Juno Calypso, Slendertone I (The Honeymoon), 2015 © Yannick Sas

5. Juno Calypso

Slendertone I (The Honeymoon), 2015

British photographer Juno Calypso’s image belongs to a series entitled The Honeymoon. We come face to face with a solitary figure in a retro ‘love hotel’ for newlyweds in Pennsylvania. Joyce poses in the bathroom, as if we have caught her off guard during an intimate moment of her evening routine.

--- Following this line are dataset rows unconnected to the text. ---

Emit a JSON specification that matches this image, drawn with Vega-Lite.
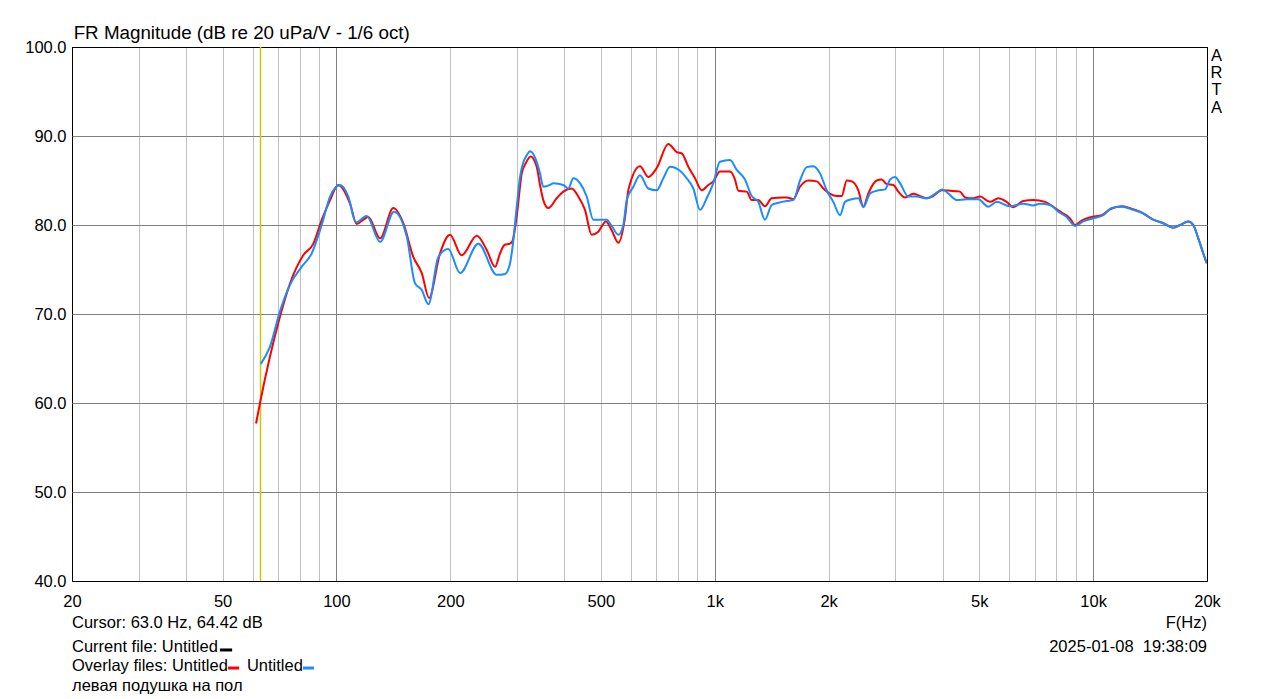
{
  "$schema": "https://vega.github.io/schema/vega-lite/v6.json",
  "width": 1135,
  "height": 534,
  "autosize": {"type": "none"},
  "padding": {"left": 72, "top": 47, "right": 72, "bottom": 118},
  "background": "white",
  "config": {
    "view": {"stroke": "black", "strokeWidth": 1},
    "font": "Liberation Sans",
    "axis": {"labelFont": "Liberation Sans", "labelFontSize": 16.5, "labelColor": "#000000"}
  },
  "datasets": {
    "red": [
      {"f":61.3,"db":57.7},{"f":62.8,"db":60.0},{"f":66.7,"db":65.2},{"f":70.9,"db":69.7},{"f":75.4,"db":73.45},{"f":81.7,"db":76.6},{"f":86.9,"db":77.9},{"f":91.4,"db":80.56},{"f":96.2,"db":82.8},{"f":101.1,"db":84.5},{"f":108.6,"db":82.4},{"f":113.1,"db":80.1},{"f":117.8,"db":80.6},{"f":121.4,"db":80.9},{"f":130.4,"db":78.5},{"f":141.4,"db":81.9},{"f":150.2,"db":80.2},{"f":159.7,"db":76.4},{"f":168.1,"db":74.6},{"f":175.7,"db":71.8},{"f":187.8,"db":76.8},{"f":199.6,"db":78.9},{"f":214.3,"db":76.6},{"f":234.9,"db":78.8},{"f":249.6,"db":77.2},{"f":262.5,"db":75.3},{"f":270.6,"db":76.8},{"f":278,"db":77.75},{"f":287.6,"db":77.9},{"f":292,"db":78.2},{"f":299.6,"db":81.0},{"f":308.9,"db":85.8},{"f":317,"db":87.0},{"f":326,"db":87.7},{"f":338.3,"db":86.55},{"f":345.2,"db":84.5},{"f":352.2,"db":82.8},{"f":363.1,"db":81.9},{"f":382.1,"db":83.0},{"f":397.8,"db":83.75},{"f":418.7,"db":84.1},{"f":435.8,"db":83.2},{"f":453.9,"db":81.7},{"f":472.7,"db":78.9},{"f":492.2,"db":79.25},{"f":515.7,"db":80.4},{"f":534,"db":79.4},{"f":556,"db":78.0},{"f":579.2,"db":80.9},{"f":590.9,"db":83.9},{"f":634.3,"db":86.6},{"f":667.3,"db":85.4},{"f":702.4,"db":86.4},{"f":753.6,"db":89.1},{"f":793.2,"db":88.2},{"f":817.7,"db":88.05},{"f":851.2,"db":86.55},{"f":886.6,"db":85.25},{"f":923.5,"db":83.9},{"f":961.4,"db":84.5},{"f":991.2,"db":84.9},{"f":1032,"db":86.0},{"f":1097,"db":86.0},{"f":1131,"db":85.1},{"f":1154,"db":83.85},{"f":1215,"db":83.75},{"f":1252,"db":82.8},{"f":1303,"db":82.8},{"f":1357,"db":82.1},{"f":1414,"db":83.0},{"f":1517,"db":83.1},{"f":1549,"db":83.1},{"f":1613,"db":82.9},{"f":1680,"db":84.3},{"f":1767,"db":85.0},{"f":1860,"db":84.9},{"f":1936,"db":84.1},{"f":2017,"db":83.5},{"f":2100,"db":83.25},{"f":2165,"db":83.25},{"f":2232,"db":85.0},{"f":2302,"db":84.9},{"f":2396,"db":83.9},{"f":2470,"db":82.05},{"f":2546,"db":83.55},{"f":2680,"db":85.0},{"f":2762,"db":85.1},{"f":2847,"db":84.6},{"f":2965,"db":84.5},{"f":3056,"db":83.75},{"f":3182,"db":83.1},{"f":3348,"db":83.5},{"f":3488,"db":83.25},{"f":3632,"db":83.0},{"f":3780,"db":83.25},{"f":3978,"db":83.9},{"f":4184,"db":83.85},{"f":4448,"db":83.75},{"f":4586,"db":83.1},{"f":4824,"db":83.0},{"f":5024,"db":83.2},{"f":5339,"db":82.6},{"f":5614,"db":83.0},{"f":5908,"db":82.6},{"f":6152,"db":82.0},{"f":6537,"db":82.7},{"f":6950,"db":82.8},{"f":7462,"db":82.6},{"f":7848,"db":82.05},{"f":8260,"db":81.4},{"f":8689,"db":80.75},{"f":8957,"db":80.0},{"f":9329,"db":80.5},{"f":9914,"db":80.9},{"f":10534,"db":81.1},{"f":11083,"db":81.75},{"f":11900,"db":82.1},{"f":12515,"db":81.9},{"f":13303,"db":81.5},{"f":14421,"db":80.6},{"f":15326,"db":80.2},{"f":16287,"db":79.7},{"f":16966,"db":80.0},{"f":17848,"db":80.4},{"f":18400,"db":80.0},{"f":18969,"db":78.5},{"f":19554,"db":76.8},{"f":19964,"db":75.7}
    ],
    "blue": [
      {"f":63.1,"db":64.4},{"f":66.7,"db":66.3},{"f":70.9,"db":70.3},{"f":75.4,"db":73.3},{"f":80.9,"db":75.3},{"f":86.0,"db":76.8},{"f":91.4,"db":80.0},{"f":96.2,"db":83.2},{"f":102.2,"db":84.5},{"f":107.5,"db":83.2},{"f":112.6,"db":80.3},{"f":120.2,"db":81.0},{"f":130.4,"db":78.1},{"f":142.0,"db":81.5},{"f":153.4,"db":78.7},{"f":161.3,"db":73.45},{"f":168.1,"db":72.7},{"f":175.0,"db":71.1},{"f":185.9,"db":76.4},{"f":197.5,"db":77.3},{"f":212.2,"db":74.6},{"f":237.2,"db":77.9},{"f":265.3,"db":74.4},{"f":279,"db":74.5},{"f":287,"db":75.5},{"f":292,"db":77.5},{"f":299.6,"db":82.05},{"f":305.7,"db":85.4},{"f":310,"db":86.7},{"f":318,"db":87.8},{"f":325,"db":88.3},{"f":338.3,"db":87.1},{"f":345.2,"db":85.8},{"f":352.2,"db":84.3},{"f":366.9,"db":84.5},{"f":374.3,"db":84.7},{"f":397.8,"db":84.5},{"f":410.1,"db":84.1},{"f":422.7,"db":85.25},{"f":440.3,"db":84.7},{"f":458.6,"db":83.2},{"f":477.4,"db":80.6},{"f":497.3,"db":80.6},{"f":518,"db":80.6},{"f":534,"db":79.9},{"f":556,"db":78.9},{"f":573.2,"db":80.0},{"f":585.2,"db":82.8},{"f":609.1,"db":84.3},{"f":634.3,"db":85.6},{"f":667.3,"db":84.1},{"f":702.4,"db":83.9},{"f":731.2,"db":85.25},{"f":761.5,"db":86.55},{"f":809.3,"db":86.1},{"f":842.8,"db":85.25},{"f":877.5,"db":84.1},{"f":914,"db":81.7},{"f":952,"db":83.0},{"f":991.2,"db":84.7},{"f":1032,"db":87.1},{"f":1097,"db":87.3},{"f":1143,"db":86.2},{"f":1202,"db":85.1},{"f":1252,"db":83.25},{"f":1303,"db":82.6},{"f":1357,"db":80.6},{"f":1414,"db":82.25},{"f":1472,"db":82.5},{"f":1549,"db":82.7},{"f":1613,"db":82.8},{"f":1680,"db":85.0},{"f":1750,"db":86.5},{"f":1822,"db":86.6},{"f":1897,"db":85.8},{"f":1976,"db":83.9},{"f":2057,"db":82.6},{"f":2143,"db":81.1},{"f":2209,"db":82.6},{"f":2302,"db":82.9},{"f":2396,"db":83.0},{"f":2470,"db":82.0},{"f":2573,"db":83.55},{"f":2680,"db":83.85},{"f":2818,"db":84.0},{"f":2906,"db":85.1},{"f":2995,"db":85.4},{"f":3088,"db":84.7},{"f":3248,"db":83.2},{"f":3418,"db":83.2},{"f":3632,"db":83.0},{"f":3819,"db":83.5},{"f":3993,"db":84.0},{"f":4141,"db":83.55},{"f":4359,"db":82.8},{"f":4633,"db":82.9},{"f":4973,"db":82.9},{"f":5284,"db":82.05},{"f":5560,"db":82.6},{"f":6028,"db":82.1},{"f":6537,"db":82.4},{"f":6950,"db":82.2},{"f":7238,"db":82.4},{"f":7692,"db":82.25},{"f":8090,"db":81.5},{"f":8515,"db":80.9},{"f":8957,"db":79.9},{"f":9420,"db":80.4},{"f":10010,"db":80.75},{"f":10637,"db":81.1},{"f":11198,"db":81.9},{"f":11900,"db":82.05},{"f":12771,"db":81.7},{"f":13573,"db":81.3},{"f":14421,"db":80.6},{"f":15326,"db":80.2},{"f":16287,"db":79.7},{"f":16966,"db":80.0},{"f":17848,"db":80.4},{"f":18400,"db":80.0},{"f":18969,"db":78.5},{"f":19554,"db":76.8},{"f":19964,"db":75.7}
    ],
    "notes": [
      {"t":"FR Magnitude (dB re 20 uPa/V - 1/6 oct)","f":20.2,"db":101.57,"a":"title"},
      {"t":"Cursor: 63.0 Hz, 64.42 dB","f":20,"db":35.28,"a":"left"},
      {"t":"Current file: Untitled","f":20,"db":32.58,"a":"left"},
      {"t":"Overlay files: Untitled","f":20,"db":30.45,"a":"left"},
      {"t":"Untitled","f":58.0,"db":30.45,"a":"left"},
      {"t":"левая подушка на пол","f":20,"db":28.2,"a":"left"},
      {"t":"F(Hz)","f":20000,"db":35.28,"a":"right"},
      {"t":"2025-01-08 \u00a019:38:09","f":20000,"db":32.58,"a":"right"},
      {"t":"A","f":21200,"db":99.0,"a":"center"},
      {"t":"R","f":21200,"db":97.06,"a":"center"},
      {"t":"T","f":21200,"db":95.18,"a":"center"},
      {"t":"A","f":21200,"db":93.19,"a":"center"}
    ],
    "dashes": [
      {"f":49.2,"f2":53.0,"db":32.25,"s":"black"},
      {"f":51.7,"f2":55.3,"db":30.22,"s":"red"},
      {"f":81.6,"f2":87.2,"db":30.22,"s":"blue"}
    ],
    "cursor": [{"f":63}]
  },
  "layer": [
    {
      "data": {"name": "cursor"},
      "mark": {"type": "rule", "color": "#c8c800", "strokeWidth": 1.5},
      "encoding": {
        "x": {
          "field": "f", "type": "quantitative",
          "scale": {"type": "log", "domain": [20, 20000], "nice": false},
          "axis": {
            "values": [20,30,40,50,60,70,80,90,100,200,300,400,500,600,700,800,900,1000,2000,3000,4000,5000,6000,7000,8000,9000,10000,20000],
            "labelExpr": "indexof([20,50,100,200,500,1000,2000,5000,10000,20000], datum.value) >= 0 ? (datum.value >= 1000 ? (datum.value/1000) + 'k' : '' + datum.value) : ''",
            "labelOverlap": false,
            "labelFlush": false,
            "ticks": false,
            "domain": false,
            "labelPadding": 12,
            "title": null,
            "grid": true,
            "gridWidth": 1,
            "gridColor": {
              "condition": [
                {"test": "datum.value == 20 || datum.value == 20000", "value": "#000000"},
                {"test": "datum.value == 100 || datum.value == 1000 || datum.value == 10000", "value": "#808080"}
              ],
              "value": "#c0c0c0"
            }
          }
        },
        "y": {
          "datum": 40, "type": "quantitative",
          "scale": {"domain": [40, 100], "nice": false, "zero": false},
          "axis": {
            "values": [40,50,60,70,80,90,100],
            "format": ".1f",
            "ticks": false,
            "domain": false,
            "labelPadding": 6,
            "title": null,
            "grid": true,
            "gridWidth": 1,
            "gridColor": {
              "condition": {"test": "datum.value == 40 || datum.value == 100", "value": "#000000"},
              "value": "#808080"
            }
          }
        },
        "y2": {"datum": 100}
      }
    },
    {
      "data": {"name": "red"},
      "mark": {"type": "line", "color": "#ff0000", "strokeWidth": 2, "clip": true, "interpolate": "monotone"},
      "encoding": {
        "x": {"field": "f", "type": "quantitative"},
        "y": {"field": "db", "type": "quantitative"}
      }
    },
    {
      "data": {"name": "blue"},
      "mark": {"type": "line", "color": "#1a8cff", "strokeWidth": 2, "clip": true, "interpolate": "monotone"},
      "encoding": {
        "x": {"field": "f", "type": "quantitative"},
        "y": {"field": "db", "type": "quantitative"}
      }
    },
    {
      "data": {"name": "dashes"},
      "mark": {"type": "rule", "strokeWidth": 3},
      "encoding": {
        "x": {"field": "f", "type": "quantitative"},
        "x2": {"field": "f2"},
        "y": {"field": "db", "type": "quantitative"},
        "color": {"field": "s", "type": "nominal", "scale": {"domain": ["black","red","blue"], "range": ["#000000","#ff0000","#1a8cff"]}, "legend": null}
      }
    },
    {
      "data": {"name": "notes"},
      "transform": [{"filter": "datum.a == 'title'"}],
      "mark": {"type": "text", "align": "left", "baseline": "middle", "fontSize": 18.8, "font": "Liberation Sans", "color": "#000000"},
      "encoding": {
        "x": {"field": "f", "type": "quantitative"},
        "y": {"field": "db", "type": "quantitative"},
        "text": {"field": "t"}
      }
    },
    {
      "data": {"name": "notes"},
      "transform": [{"filter": "datum.a == 'left'"}],
      "mark": {"type": "text", "align": "left", "baseline": "middle", "fontSize": 16.5, "font": "Liberation Sans", "color": "#000000"},
      "encoding": {
        "x": {"field": "f", "type": "quantitative"},
        "y": {"field": "db", "type": "quantitative"},
        "text": {"field": "t"}
      }
    },
    {
      "data": {"name": "notes"},
      "transform": [{"filter": "datum.a == 'right'"}],
      "mark": {"type": "text", "align": "right", "baseline": "middle", "fontSize": 16.5, "font": "Liberation Sans", "color": "#000000"},
      "encoding": {
        "x": {"field": "f", "type": "quantitative"},
        "y": {"field": "db", "type": "quantitative"},
        "text": {"field": "t"}
      }
    },
    {
      "data": {"name": "notes"},
      "transform": [{"filter": "datum.a == 'center'"}],
      "mark": {"type": "text", "align": "center", "baseline": "middle", "fontSize": 16.5, "font": "Liberation Sans", "color": "#000000"},
      "encoding": {
        "x": {"field": "f", "type": "quantitative"},
        "y": {"field": "db", "type": "quantitative"},
        "text": {"field": "t"}
      }
    }
  ]
}
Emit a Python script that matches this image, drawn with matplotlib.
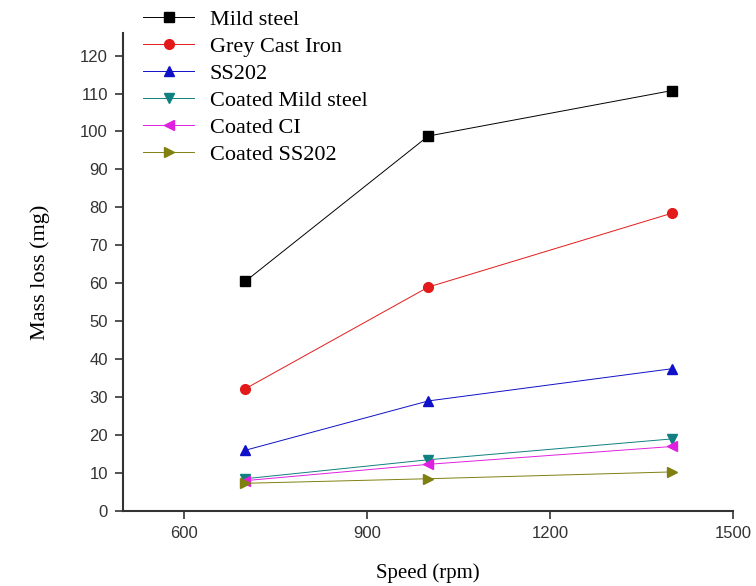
import matplotlib
matplotlib.use("Agg")
import matplotlib.pyplot as plt

speed = [700, 1000, 1400]
mild_steel = [60.5, 98.8, 110.8]
grey_cast_iron = [32.2, 59.0, 78.5]
ss202 = [16.0, 29.0, 37.5]
coated_ms = [8.5, 13.5, 19.0]
coated_ci = [8.0, 12.3, 17.0]
coated_ss202 = [7.3, 8.5, 10.3]

labels = ["Mild steel", "Grey Cast Iron", "SS202", "Coated Mild steel", "Coated CI", "Coated SS202"]
series = [mild_steel, grey_cast_iron, ss202, coated_ms, coated_ci, coated_ss202]
colors = ["#000000", "#e31a1a", "#1010c8", "#108080", "#e020e0", "#808010"]
markers = ["s", "o", "^", "v", "<", ">"]
xticks = [600, 900, 1200, 1500]
yticks = list(range(0, 121, 10))

fig = plt.figure(figsize=(7.56, 5.86), dpi=100)
ax = fig.add_axes([0.163, 0.128, 0.807, 0.816])

handles = []
for vals, lab, c, m in zip(series, labels, colors, markers):
    h, = ax.plot(speed, vals, color=c, marker=m, markersize=7, linewidth=0.7, label=lab)
    handles.append(h)

ax.set_xlim(500, 1500)
ax.set_ylim(0, 126)
ax.set_xticks(xticks)
ax.set_yticks(yticks)
for s in ["top", "right"]:
    ax.spines[s].set_visible(False)
for s in ["left", "bottom"]:
    ax.spines[s].set_linewidth(1.5)
    ax.spines[s].set_color("#333333")
ax.tick_params(direction="out", length=6, width=1.2, labelsize=12, colors="#333333", pad=5)
for t in ax.get_xticklabels() + ax.get_yticklabels():
    t.set_fontfamily("Liberation Sans")

ax.set_xlabel("Speed (rpm)", fontfamily="Liberation Serif", fontsize=15, labelpad=16)
ax.set_ylabel("Mass loss (mg)", fontfamily="Liberation Serif", fontsize=16, labelpad=22)

fig.legend(handles=handles, loc="upper left", bbox_to_anchor=(0.163, 1.018),
           frameon=False, prop={"family": "Liberation Serif", "size": 16},
           handlelength=2.3, labelspacing=0.29, handletextpad=0.7)

fig.savefig("out.png", dpi=100)
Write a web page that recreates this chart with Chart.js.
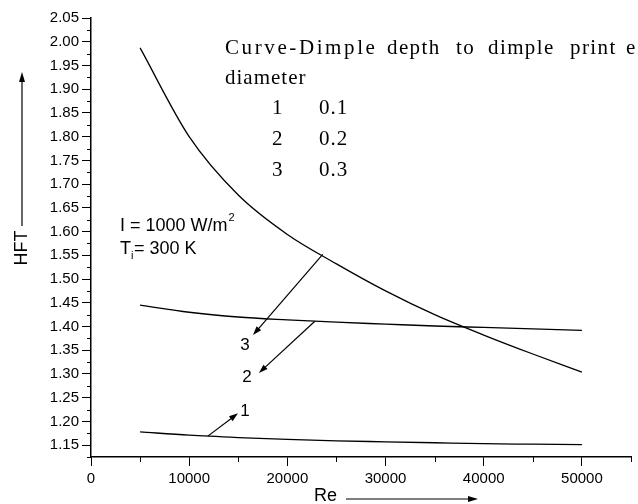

She is wearing shapewear and using the latest beauty gadgets, such as an LED mask and an ultrasonic muscle-toning device. Joyce appears to have been surprised during a transitional moment of isolation and melancholy, yet also seems content in her pursuit of aesthetic perfection. Her face is often veiled or concealed, and it is through this impersonality that Calypso reinforces the idea that Joyce could be any woman.

Hank Willis Thomas, from the series Unbranded: A Century of White Women 1915-2015, 2015 © Yannick Sas

6. Hank Willis Thomas

From the series Unbranded: A Century of White Women 1915-2015, 2015

What is an advertisement without its slogans? Hank Willis Thomas takes you on a journey through a century of adverts (1915-present) aimed at white women. The series consists of one hundred images, one for each year, seven of which are featured in Picture Perfect. Only the titles allude to the original text that accompanied each image.

Without words, you see things differently – more sharply, more critically. Suddenly, patterns become apparent: who is being shown, how, and why. In this way, Thomas exposes the ideas about beauty, virtue, power, and desire that have been passed down over time – ideas that often prove surprisingly persistent, and sometimes downright problematic.